Aug
When it comes to NATO’s geopolitical risk assessment framework with respect to Russia, it’s ultimately all a matter of reconciling the fact that Russia does indeed possess deadly military capabilities (especially its nuclear arsenal, large enough to wipe out all life many times over) with the economic reality that Russia has a GDP between that of Spain and that of Italy.
Needless to say, Russia’s economic might is nowhere near as threatening as its military capabilities and, in fact, it’s precisely the many economic problems of an overly energy-dependent Russia which pose a threat to its military sector as well. For example, why is Russia focusing to such a degree on hybrid warfare, anything from cyber attacks to spreading misinformation online? On the one hand, because it is of course effective but on the other hand because… frankly, it cannot afford to do much else. The “mere” annexation of Crimea had a devastating effect on Russia’s macroeconomic stability and all in all, it becomes clear that leaving rhetoric aside, NATO is realizing that it dwarfs Russia on so many levels that perhaps it is time to look elsewhere when deciding where the #1 threat lies.
And that elsewhere tends to be, according to many voices… you’ve guessed it, China.
In many respects, China can be considered the exact opposite of Russia, a civilization that spans millennia but which hasn’t really been considered a case study of military excellence all that frequently. On the contrary, when it comes to China’s history, military shortcomings abound and even nowadays, it has a lot of catching up to do when it comes to military modernization.
The elephant in the room, however, is that China most definitely has the economic resources it takes to take its military capabilities as well as geopolitical influence to the next level and across NATO, this is raising more and more concerns. For example, here are a few examples of realities which make it clear that the Chinese dimension is becoming problematic for NATO:
- China being more than willing to reach for its proverbial wallet and invest in much-needed infrastructure projects over in Southern Europe, specifically in countries such as Greece and Italy. The same way, it is increasing its influence in Eastern Europe as well, with Hungary being a relevant example to this effect. The fact that a core EU member such as Italy decided it wants to be involved in China’s Belt and Road Initiative speaks for itself. Simply put, the European Union is becoming less and less able to provide enough financing to its more vulnerable members to keep China out
- The fact that even when it comes to top worldwide economic players, Chinese money is just too tempting. For example, China surpassed the United States and became the number one trading partner of Germany and as far as the European Union as a whole is concerned, it is a close second to the US
- Situations such as the South China Sea one raising concerns that under certain circumstances, key shipping channels might be made inaccessible to the West
- It’s not just Russia that poses a severe cyber-security threat, China also deserves to be included in the equation, with its capabilities growing in an aggressive manner
- NATO itself not being unified enough to be able to tackle the Chinese issue with clarity due to controversial military decisions, a situation made clear by examples such as the US deciding to withdraw from the INF (Intermediate-range Nuclear Forces) Treaty without consulting with let’s say its European partners, a decision brought about (among other things) by the fact that China does not have to adhere by INF guidelines
- NATO unity also being put to the test by economic factors, for example the fact that the United States is less than thrilled that it has to cover two thirds of the NATO burden. While some nations have made efforts with respect to reaching their 2% GDP military spending goals, others (most notably Germany) lag far behind
- Some NATO members no longer considering the organization the only game in town, with for example the European Union being interested in maintaining its own army as well to let’s say hedge
- Key NATO members such as Turkey sometimes displaying signs of military “affection” toward the Sino-Russian axis, with Turkey for example acquiring the Russian S-400 missile system for air defense
These are just eight examples, there are of course many more. All in all, however, it should be abundantly clear that China is starting to be in the spotlight when it comes to NATO on the one hand and on the other hand, that a coherent framework with respect to how the Chinese dimension is managed has yet to be implemented.
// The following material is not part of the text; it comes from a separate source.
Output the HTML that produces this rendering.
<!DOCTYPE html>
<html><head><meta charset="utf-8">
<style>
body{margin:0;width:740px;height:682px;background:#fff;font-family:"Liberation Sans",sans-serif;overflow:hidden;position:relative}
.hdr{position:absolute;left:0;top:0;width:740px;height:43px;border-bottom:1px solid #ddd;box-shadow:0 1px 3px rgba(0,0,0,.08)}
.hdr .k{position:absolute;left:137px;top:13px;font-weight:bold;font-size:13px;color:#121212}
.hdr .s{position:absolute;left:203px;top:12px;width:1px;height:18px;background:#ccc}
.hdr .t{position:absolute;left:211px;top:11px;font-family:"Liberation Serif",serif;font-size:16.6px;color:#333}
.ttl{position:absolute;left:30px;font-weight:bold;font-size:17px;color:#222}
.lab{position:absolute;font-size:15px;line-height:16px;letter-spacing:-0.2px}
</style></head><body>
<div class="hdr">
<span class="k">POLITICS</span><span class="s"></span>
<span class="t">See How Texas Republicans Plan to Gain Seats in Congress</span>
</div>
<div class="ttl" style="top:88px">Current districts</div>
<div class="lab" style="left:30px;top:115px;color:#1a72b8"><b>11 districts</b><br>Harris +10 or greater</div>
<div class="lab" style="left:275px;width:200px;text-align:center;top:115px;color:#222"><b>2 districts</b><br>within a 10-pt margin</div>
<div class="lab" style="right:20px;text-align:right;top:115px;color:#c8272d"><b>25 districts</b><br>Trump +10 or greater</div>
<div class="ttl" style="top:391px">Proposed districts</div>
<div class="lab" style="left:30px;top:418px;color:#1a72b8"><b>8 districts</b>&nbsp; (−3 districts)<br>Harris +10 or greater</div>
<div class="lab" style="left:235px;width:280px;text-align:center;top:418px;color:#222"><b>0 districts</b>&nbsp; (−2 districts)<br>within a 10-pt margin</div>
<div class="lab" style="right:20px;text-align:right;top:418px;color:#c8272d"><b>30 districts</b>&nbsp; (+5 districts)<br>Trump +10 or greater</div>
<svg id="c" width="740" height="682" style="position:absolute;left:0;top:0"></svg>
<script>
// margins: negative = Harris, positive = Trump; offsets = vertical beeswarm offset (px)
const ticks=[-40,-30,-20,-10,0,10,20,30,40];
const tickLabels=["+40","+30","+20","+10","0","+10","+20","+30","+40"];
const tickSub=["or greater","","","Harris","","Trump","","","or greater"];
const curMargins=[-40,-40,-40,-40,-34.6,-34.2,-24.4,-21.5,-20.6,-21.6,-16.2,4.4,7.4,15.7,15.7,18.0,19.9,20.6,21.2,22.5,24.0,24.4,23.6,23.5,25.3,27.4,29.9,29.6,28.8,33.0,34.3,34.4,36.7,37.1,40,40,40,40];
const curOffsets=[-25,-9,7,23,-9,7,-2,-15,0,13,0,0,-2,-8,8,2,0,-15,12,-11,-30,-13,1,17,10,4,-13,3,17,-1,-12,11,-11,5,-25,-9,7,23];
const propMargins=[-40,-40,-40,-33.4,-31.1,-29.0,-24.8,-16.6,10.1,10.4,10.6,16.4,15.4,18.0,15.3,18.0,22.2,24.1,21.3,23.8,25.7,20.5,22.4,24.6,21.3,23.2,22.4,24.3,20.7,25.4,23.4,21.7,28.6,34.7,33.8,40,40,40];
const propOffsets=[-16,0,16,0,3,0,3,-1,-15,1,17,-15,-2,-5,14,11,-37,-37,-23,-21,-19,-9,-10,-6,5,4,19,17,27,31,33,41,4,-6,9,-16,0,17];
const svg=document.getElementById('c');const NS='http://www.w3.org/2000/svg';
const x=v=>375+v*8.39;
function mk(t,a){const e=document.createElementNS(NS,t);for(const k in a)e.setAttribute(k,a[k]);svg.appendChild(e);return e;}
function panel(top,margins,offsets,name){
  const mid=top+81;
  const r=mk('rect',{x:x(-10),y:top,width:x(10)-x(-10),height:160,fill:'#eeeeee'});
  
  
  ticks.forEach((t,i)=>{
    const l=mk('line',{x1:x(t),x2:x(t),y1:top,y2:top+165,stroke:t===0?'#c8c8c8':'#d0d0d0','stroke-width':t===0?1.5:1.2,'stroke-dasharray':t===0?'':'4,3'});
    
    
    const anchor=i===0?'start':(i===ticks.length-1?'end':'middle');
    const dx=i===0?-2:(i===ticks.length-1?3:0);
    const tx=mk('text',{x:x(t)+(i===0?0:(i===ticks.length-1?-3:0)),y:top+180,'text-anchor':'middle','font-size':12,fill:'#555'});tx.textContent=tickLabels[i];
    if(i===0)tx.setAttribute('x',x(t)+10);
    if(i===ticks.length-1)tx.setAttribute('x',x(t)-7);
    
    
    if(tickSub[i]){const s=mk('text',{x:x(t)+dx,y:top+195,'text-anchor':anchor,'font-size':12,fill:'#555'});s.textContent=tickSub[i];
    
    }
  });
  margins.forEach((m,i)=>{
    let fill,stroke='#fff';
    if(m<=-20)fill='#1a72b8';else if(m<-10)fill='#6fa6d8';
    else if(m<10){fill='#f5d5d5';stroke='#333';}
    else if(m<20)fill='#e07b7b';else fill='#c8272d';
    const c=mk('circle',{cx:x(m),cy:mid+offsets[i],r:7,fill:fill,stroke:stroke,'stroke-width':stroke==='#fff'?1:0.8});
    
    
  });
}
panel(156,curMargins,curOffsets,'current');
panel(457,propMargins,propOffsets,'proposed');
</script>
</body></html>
While the combined defense spending of NATO members (which exceeded a staggering $1 trillion in 2018) as well as the defense spending of the US alone (over $700 billion for 2018) make China’s roughly $175 billion (for the same year, 2018) seem relatively tame and the military equation is far from even remotely resembling a balanced system, ignoring the military dimension of your China-oriented strategy is not an option because volatility can be just around the corner.